When two persons talk, the level of intimacy between them can be measured by the amount of silence. New acquaintances or teenage school girls will chatter, sometimes incessantly. Close friends may discuss, allow pause to consider their words, think, or simply to enjoy the others' company. Lovers may not talk at all, but gaze with moonstruck eyes and words only after the moment is broken.

Yet God always speaks in silence. When we are in His company, we never hear His voice loud, but only in the placidity at our hearts. It is because he is the closest to us, is the only one who can see into our innermost depths. Our own devotion to Him can also be measured by how comfortable we are in that silence. Is it necessary to speak all the time? Is a Mass without singing not worth attending? It is so easy to cover up that still, small voice with our own talking, our own thoughts.

In nature, things grow and develop in silence. A flower's petals open quietly, the sun beams coax shoots out of the ground in silent synchronization. As a child forms in his mother's womb, the loudest sound is a heartbeat, steady breathing, the shift of bone and muscle, the flow of blood--

This silence is nurturing. Silence is not a visual, but rather a space with room for the most mystic and spiritual things. We can reach out through silence to grasp this. We can immerse ourselves in silence to receive grace, strength, and courage.

The sister of silence is music. Music is like a tapestry woven of the strings of quiet. Small pieces of that rich depth are chosen to create a theme, to come together in harmonies. It takes relevant pieces that our minds can comprehend as well as our hearts. Yet still, the richest part of music is the eloquent pauses, where we drink briefly of that overwhelming font, before retreating again to the simplified melodies. Music often sits beside silence in life's dance, the rhythm of a heart, the harmonies of wind, the gentle rustling of leaves, muted scrape of petal against petal. All create sweet music which we attempt to amplify with our own voices and instruments.

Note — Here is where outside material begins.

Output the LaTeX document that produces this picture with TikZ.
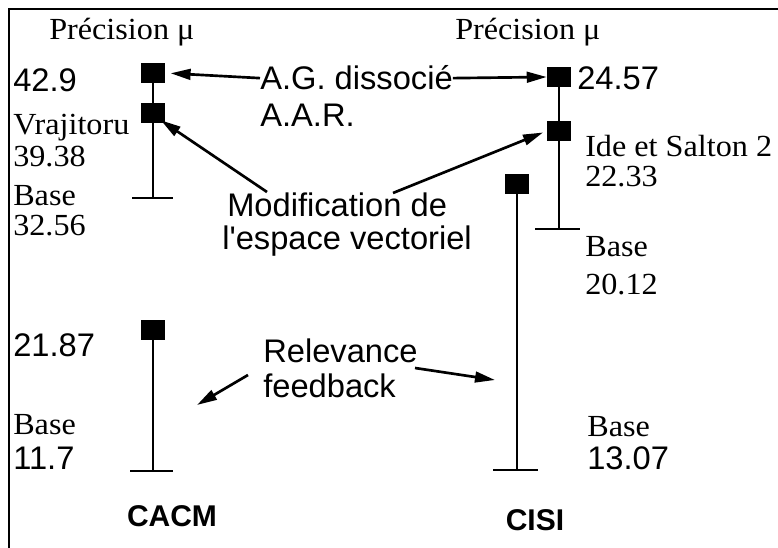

If music is the sister of silence, noise is her enemy. Modern "music" resembles in many ways a white noise, a cacophonous and overwhelming mess of sound, designed to drive thought and growth out of our minds, and God out of our hearts. The noise of television, of yelling, explosions of sound which destroy our appreciation for the euphonic. Filled up with empty noise, we not only begin to dislike true music, but also become uncomfortable with silence. In the Screwtape letters, the devil writes "Music and Silence, how I hate them both!" Where the music of joyful laughter and prayer and holy song abides, he cannot enter. Where silence reigns, he cannot enter. We can only come into contact with the devil through noise-crying and screaming, pounding, raving, gossip and slander--all are ways the devil can create a place of communication. Even the worry, fear, or distraction of our own minds can give him welcome. Restless souls must find their repose with the God who speaks in gentle peace, or they will keep running a fruitless race to achieve rest where it can never be found.

Maritain wrote that "men are afraid of what is great, profound, violent, and definitive." We then, naturally shy from the encounter with God, and so fill the moments of peace with emptiness of input. Perhaps this was the fall off the angels, as in the silence of the void God first spoke a song, and His heavenly world bore worlds and stars and celestial beings. Angels joined his song, and stars joined His songs, each with his small, but distinct and harmonious part. Perhaps a note arose, not in harmony with the others, discordant from pride and disobedience. It was this note, perhaps that began the war, full of noise as rebellious angels were driven out of heaven.

We, on earth, by attuning our wills to God and bringing our thoughts to him through the day join the Son begun at creation, and when we rebel against him, we create violent unrest and cacophonous discord.